= Ciudad Deportiva, Madrid =

Former sports venue in Spain

Ciudad Deportiva was Real Madrid's former training complex located on the Paseo de la Castellana in Madrid, Spain.

==Real Madrid==
Completed under the presidency of Santiago Bernabéu Yeste in 1963, the Ciudad Deportiva was a novel concept at the time, located on the city's outskirts. It had training pitches for the first team and youth categories as well as facilities for club members, such as swimming pools and recreational rooms. At the time, Real Madrid also had sections devoted to other sports, such as tennis, and these athletes trained there as well.

The site also contained the Pabellón Raimundo Saporta, built in 1966, where Real Madrid's basketball team played its home games for 38 years. Some of Europe's greatest players, including Dražen Petrović and Arvydas Sabonis of later NBA fame, once called it home.

===Controversy===
By the end of the 20th century the land surrounding the Ciudad Deportiva was no longer on the outskirts of Madrid, but had become a transportation hub with the north of the city and a financial area. Its location along the Castellana further increased the land's value. With Real Madrid's debts mounting in the late 1990s, plans to re-zone and commercially develop the land were mooted several times, but it wasn't until the presidency of Florentino Pérez that these plans came to fruition.

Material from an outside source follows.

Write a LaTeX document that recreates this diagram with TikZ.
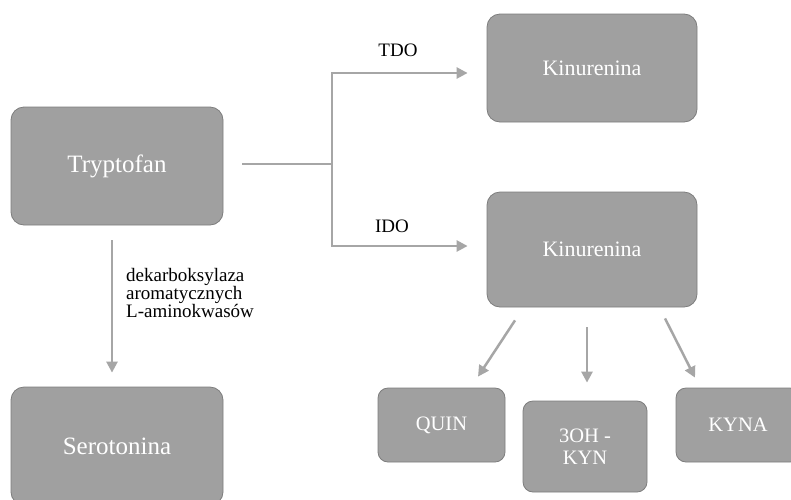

Although commonly believed to be a direct transaction in which Real Madrid sold the land to the Madrid city council, this is not in fact what happened. In 2000 there was a motion proposed, voted on, and approved in the Madrid parliament to re-zone the area of the Ciudad Deportiva, which until then was zoned for non-commercial purposes. In this vote, the Partido Popular (People's Party) voted in favor, while the Spanish Socialist Workers' Party (PSOE) voted against.

The agreement between Real Madrid and the local government stipulated that in exchange for re-zoning the land Real Madrid would cede a portion of the land to the Government. Then, in public project bids, both Real Madrid and the Government sold their portions to four corporations, Repsol YPF, Mutua Automovilística de Madrid, Sacyr Vallehermoso and Obrascón Huarte Lain (OHL), for which Real Madrid earned an estimated 480 million euros. These four corporations were, as of August 2006, constructing four skyscrapers on the site which would become their headquarters as part of the Cuatro Torres Business Area. The government also gained land which they sold in public bidding, and a large amount of greenspace.

Although unnamed clubs requested that the European Union investigate the transaction, the EU found no wrongdoing or evidence of state subsidies.

===Ciudad del Madrid===
With a portion of the funds obtained from the Ciudad Deportiva, Real Madrid constructed new training facilities in Valdebebas, which like the Ciudad Deportiva in 1963, are currently on the outskirts of the city. The new facilities, named Ciudad Real Madrid and inaugurated in 2005, are extremely modern and at 1.2 square kilometres are ten times larger than the former facilities. This is the widest sport facility built in the world.

In these facilities we can find the training fields for all the teams of the different categories, the press room, restaurant, training fields for the first team, and the Alfredo di Stéfano Stadium (where the reserve team, Real Madrid Castilla, plays its matches).

Real Madrid President Florentino Perez, who was at the origin of this city, said about it:
"If the Real Madrid is universal, this will be its capital. A city opened to anyone, a football dream: the Real Madrid City".